• _What you should do_
Repeat the data below exactly, dropping any pictures it holds.

• _Recorded data_
--------------------------------
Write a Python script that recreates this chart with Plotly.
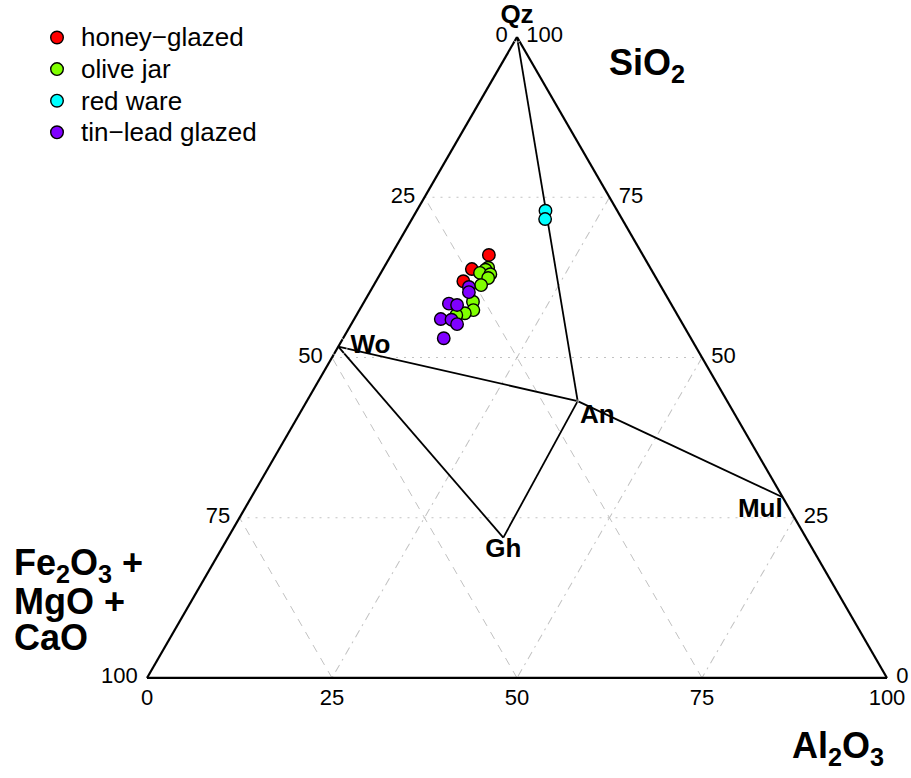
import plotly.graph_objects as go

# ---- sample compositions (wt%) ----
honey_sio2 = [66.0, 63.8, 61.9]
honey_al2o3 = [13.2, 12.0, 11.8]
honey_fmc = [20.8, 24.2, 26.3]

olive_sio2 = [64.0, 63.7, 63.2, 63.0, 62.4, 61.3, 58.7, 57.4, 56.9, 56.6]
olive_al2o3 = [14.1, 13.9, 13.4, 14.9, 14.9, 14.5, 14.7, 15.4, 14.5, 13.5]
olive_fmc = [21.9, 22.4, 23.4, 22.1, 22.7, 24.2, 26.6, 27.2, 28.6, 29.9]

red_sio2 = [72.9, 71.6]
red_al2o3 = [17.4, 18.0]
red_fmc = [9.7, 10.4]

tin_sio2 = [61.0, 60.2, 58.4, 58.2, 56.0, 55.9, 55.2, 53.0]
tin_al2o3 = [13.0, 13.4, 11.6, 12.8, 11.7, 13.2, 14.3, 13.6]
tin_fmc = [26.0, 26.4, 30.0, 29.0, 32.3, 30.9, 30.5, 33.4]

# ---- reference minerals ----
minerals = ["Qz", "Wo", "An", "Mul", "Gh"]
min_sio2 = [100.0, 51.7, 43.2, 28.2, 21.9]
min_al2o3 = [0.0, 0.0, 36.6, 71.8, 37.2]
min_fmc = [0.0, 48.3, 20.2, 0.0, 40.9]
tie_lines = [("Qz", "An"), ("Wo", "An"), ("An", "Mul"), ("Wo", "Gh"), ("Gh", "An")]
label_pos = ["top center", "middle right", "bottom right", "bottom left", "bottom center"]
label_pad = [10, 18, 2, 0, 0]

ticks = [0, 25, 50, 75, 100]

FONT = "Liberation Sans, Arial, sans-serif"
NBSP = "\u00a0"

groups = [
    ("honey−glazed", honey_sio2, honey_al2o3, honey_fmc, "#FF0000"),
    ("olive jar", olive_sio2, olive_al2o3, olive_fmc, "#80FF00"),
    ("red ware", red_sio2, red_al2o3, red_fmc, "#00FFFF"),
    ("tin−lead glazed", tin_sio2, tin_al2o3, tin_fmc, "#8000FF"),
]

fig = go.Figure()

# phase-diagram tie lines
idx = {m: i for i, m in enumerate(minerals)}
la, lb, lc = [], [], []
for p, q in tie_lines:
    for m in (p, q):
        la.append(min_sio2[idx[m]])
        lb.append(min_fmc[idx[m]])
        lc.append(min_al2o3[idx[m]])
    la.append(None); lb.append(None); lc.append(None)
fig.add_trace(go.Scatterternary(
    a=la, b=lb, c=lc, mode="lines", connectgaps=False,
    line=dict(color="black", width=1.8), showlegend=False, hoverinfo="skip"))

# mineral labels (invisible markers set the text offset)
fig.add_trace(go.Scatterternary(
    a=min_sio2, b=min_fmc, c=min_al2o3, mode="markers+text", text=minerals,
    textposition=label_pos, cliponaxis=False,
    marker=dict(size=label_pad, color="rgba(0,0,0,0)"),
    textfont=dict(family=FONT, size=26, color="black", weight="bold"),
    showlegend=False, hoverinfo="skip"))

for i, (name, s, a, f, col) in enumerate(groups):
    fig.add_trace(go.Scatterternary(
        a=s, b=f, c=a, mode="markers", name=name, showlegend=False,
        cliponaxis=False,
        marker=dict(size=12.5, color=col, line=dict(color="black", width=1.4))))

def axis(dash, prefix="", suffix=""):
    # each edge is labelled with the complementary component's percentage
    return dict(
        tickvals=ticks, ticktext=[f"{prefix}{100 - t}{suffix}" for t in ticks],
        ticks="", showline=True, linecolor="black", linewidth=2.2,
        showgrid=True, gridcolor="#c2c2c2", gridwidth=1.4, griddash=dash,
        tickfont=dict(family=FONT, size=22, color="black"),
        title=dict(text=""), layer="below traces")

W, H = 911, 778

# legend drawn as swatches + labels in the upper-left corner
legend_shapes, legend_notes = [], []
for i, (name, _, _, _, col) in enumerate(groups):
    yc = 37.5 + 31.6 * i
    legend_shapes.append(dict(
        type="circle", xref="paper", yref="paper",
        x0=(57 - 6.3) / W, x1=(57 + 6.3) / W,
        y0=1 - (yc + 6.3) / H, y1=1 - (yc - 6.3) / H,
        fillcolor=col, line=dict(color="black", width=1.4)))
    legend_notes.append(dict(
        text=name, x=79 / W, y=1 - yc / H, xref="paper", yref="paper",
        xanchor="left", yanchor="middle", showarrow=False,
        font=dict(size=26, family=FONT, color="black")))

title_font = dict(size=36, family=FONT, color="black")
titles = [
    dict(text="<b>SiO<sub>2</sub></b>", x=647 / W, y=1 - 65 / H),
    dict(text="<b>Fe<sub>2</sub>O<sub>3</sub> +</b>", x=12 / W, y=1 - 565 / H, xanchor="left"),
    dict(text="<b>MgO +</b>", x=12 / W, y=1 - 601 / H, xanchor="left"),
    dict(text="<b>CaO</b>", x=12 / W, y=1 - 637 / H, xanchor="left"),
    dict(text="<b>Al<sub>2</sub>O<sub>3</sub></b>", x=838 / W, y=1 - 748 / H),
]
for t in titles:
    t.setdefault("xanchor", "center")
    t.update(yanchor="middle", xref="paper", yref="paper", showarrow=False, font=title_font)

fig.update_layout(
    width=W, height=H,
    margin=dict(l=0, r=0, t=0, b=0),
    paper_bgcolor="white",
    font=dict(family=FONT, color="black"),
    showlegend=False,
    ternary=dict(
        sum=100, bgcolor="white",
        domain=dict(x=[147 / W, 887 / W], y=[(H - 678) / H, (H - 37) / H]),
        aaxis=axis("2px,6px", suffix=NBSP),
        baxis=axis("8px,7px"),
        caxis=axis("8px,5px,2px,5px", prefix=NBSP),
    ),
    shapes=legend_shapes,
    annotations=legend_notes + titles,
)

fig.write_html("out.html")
--------------------------------
• _Expected answer_
Write a Python script that recreates this chart with Plotly.
import plotly.graph_objects as go

# ---- sample compositions (wt%) ----
honey_sio2 = [66.0, 63.8, 61.9]
honey_al2o3 = [13.2, 12.0, 11.8]
honey_fmc = [20.8, 24.2, 26.3]

olive_sio2 = [64.0, 63.7, 63.2, 63.0, 62.4, 61.3, 58.7, 57.4, 56.9, 56.6]
olive_al2o3 = [14.1, 13.9, 13.4, 14.9, 14.9, 14.5, 14.7, 15.4, 14.5, 13.5]
olive_fmc = [21.9, 22.4, 23.4, 22.1, 22.7, 24.2, 26.6, 27.2, 28.6, 29.9]

red_sio2 = [72.9, 71.6]
red_al2o3 = [17.4, 18.0]
red_fmc = [9.7, 10.4]

tin_sio2 = [61.0, 60.2, 58.4, 58.2, 56.0, 55.9, 55.2, 53.0]
tin_al2o3 = [13.0, 13.4, 11.6, 12.8, 11.7, 13.2, 14.3, 13.6]
tin_fmc = [26.0, 26.4, 30.0, 29.0, 32.3, 30.9, 30.5, 33.4]

# ---- reference minerals ----
minerals = ["Qz", "Wo", "An", "Mul", "Gh"]
min_sio2 = [100.0, 51.7, 43.2, 28.2, 21.9]
min_al2o3 = [0.0, 0.0, 36.6, 71.8, 37.2]
min_fmc = [0.0, 48.3, 20.2, 0.0, 40.9]
tie_lines = [("Qz", "An"), ("Wo", "An"), ("An", "Mul"), ("Wo", "Gh"), ("Gh", "An")]
label_pos = ["top center", "middle right", "bottom right", "bottom left", "bottom center"]
label_pad = [10, 18, 2, 0, 0]

ticks = [0, 25, 50, 75, 100]

FONT = "Liberation Sans, Arial, sans-serif"
NBSP = "\u00a0"

groups = [
    ("honey−glazed", honey_sio2, honey_al2o3, honey_fmc, "#FF0000"),
    ("olive jar", olive_sio2, olive_al2o3, olive_fmc, "#80FF00"),
    ("red ware", red_sio2, red_al2o3, red_fmc, "#00FFFF"),
    ("tin−lead glazed", tin_sio2, tin_al2o3, tin_fmc, "#8000FF"),
]

fig = go.Figure()

# phase-diagram tie lines
idx = {m: i for i, m in enumerate(minerals)}
la, lb, lc = [], [], []
for p, q in tie_lines:
    for m in (p, q):
        la.append(min_sio2[idx[m]])
        lb.append(min_fmc[idx[m]])
        lc.append(min_al2o3[idx[m]])
    la.append(None); lb.append(None); lc.append(None)
fig.add_trace(go.Scatterternary(
    a=la, b=lb, c=lc, mode="lines", connectgaps=False,
    line=dict(color="black", width=1.8), showlegend=False, hoverinfo="skip"))

# mineral labels (invisible markers set the text offset)
fig.add_trace(go.Scatterternary(
    a=min_sio2, b=min_fmc, c=min_al2o3, mode="markers+text", text=minerals,
    textposition=label_pos, cliponaxis=False,
    marker=dict(size=label_pad, color="rgba(0,0,0,0)"),
    textfont=dict(family=FONT, size=26, color="black", weight="bold"),
    showlegend=False, hoverinfo="skip"))

for i, (name, s, a, f, col) in enumerate(groups):
    fig.add_trace(go.Scatterternary(
        a=s, b=f, c=a, mode="markers", name=name, showlegend=False,
        cliponaxis=False,
        marker=dict(size=12.5, color=col, line=dict(color="black", width=1.4))))

def axis(dash, prefix="", suffix=""):
    # each edge is labelled with the complementary component's percentage
    return dict(
        tickvals=ticks, ticktext=[f"{prefix}{100 - t}{suffix}" for t in ticks],
        ticks="", showline=True, linecolor="black", linewidth=2.2,
        showgrid=True, gridcolor="#c2c2c2", gridwidth=1.4, griddash=dash,
        tickfont=dict(family=FONT, size=22, color="black"),
        title=dict(text=""), layer="below traces")

W, H = 911, 778

# legend drawn as swatches + labels in the upper-left corner
legend_shapes, legend_notes = [], []
for i, (name, _, _, _, col) in enumerate(groups):
    yc = 37.5 + 31.6 * i
    legend_shapes.append(dict(
        type="circle", xref="paper", yref="paper",
        x0=(57 - 6.3) / W, x1=(57 + 6.3) / W,
        y0=1 - (yc + 6.3) / H, y1=1 - (yc - 6.3) / H,
        fillcolor=col, line=dict(color="black", width=1.4)))
    legend_notes.append(dict(
        text=name, x=79 / W, y=1 - yc / H, xref="paper", yref="paper",
        xanchor="left", yanchor="middle", showarrow=False,
        font=dict(size=26, family=FONT, color="black")))

title_font = dict(size=36, family=FONT, color="black")
titles = [
    dict(text="<b>SiO<sub>2</sub></b>", x=647 / W, y=1 - 65 / H),
    dict(text="<b>Fe<sub>2</sub>O<sub>3</sub> +</b>", x=12 / W, y=1 - 565 / H, xanchor="left"),
    dict(text="<b>MgO +</b>", x=12 / W, y=1 - 601 / H, xanchor="left"),
    dict(text="<b>CaO</b>", x=12 / W, y=1 - 637 / H, xanchor="left"),
    dict(text="<b>Al<sub>2</sub>O<sub>3</sub></b>", x=838 / W, y=1 - 748 / H),
]
for t in titles:
    t.setdefault("xanchor", "center")
    t.update(yanchor="middle", xref="paper", yref="paper", showarrow=False, font=title_font)

fig.update_layout(
    width=W, height=H,
    margin=dict(l=0, r=0, t=0, b=0),
    paper_bgcolor="white",
    font=dict(family=FONT, color="black"),
    showlegend=False,
    ternary=dict(
        sum=100, bgcolor="white",
        domain=dict(x=[147 / W, 887 / W], y=[(H - 678) / H, (H - 37) / H]),
        aaxis=axis("2px,6px", suffix=NBSP),
        baxis=axis("8px,7px"),
        caxis=axis("8px,5px,2px,5px", prefix=NBSP),
    ),
    shapes=legend_shapes,
    annotations=legend_notes + titles,
)

fig.write_html("out.html")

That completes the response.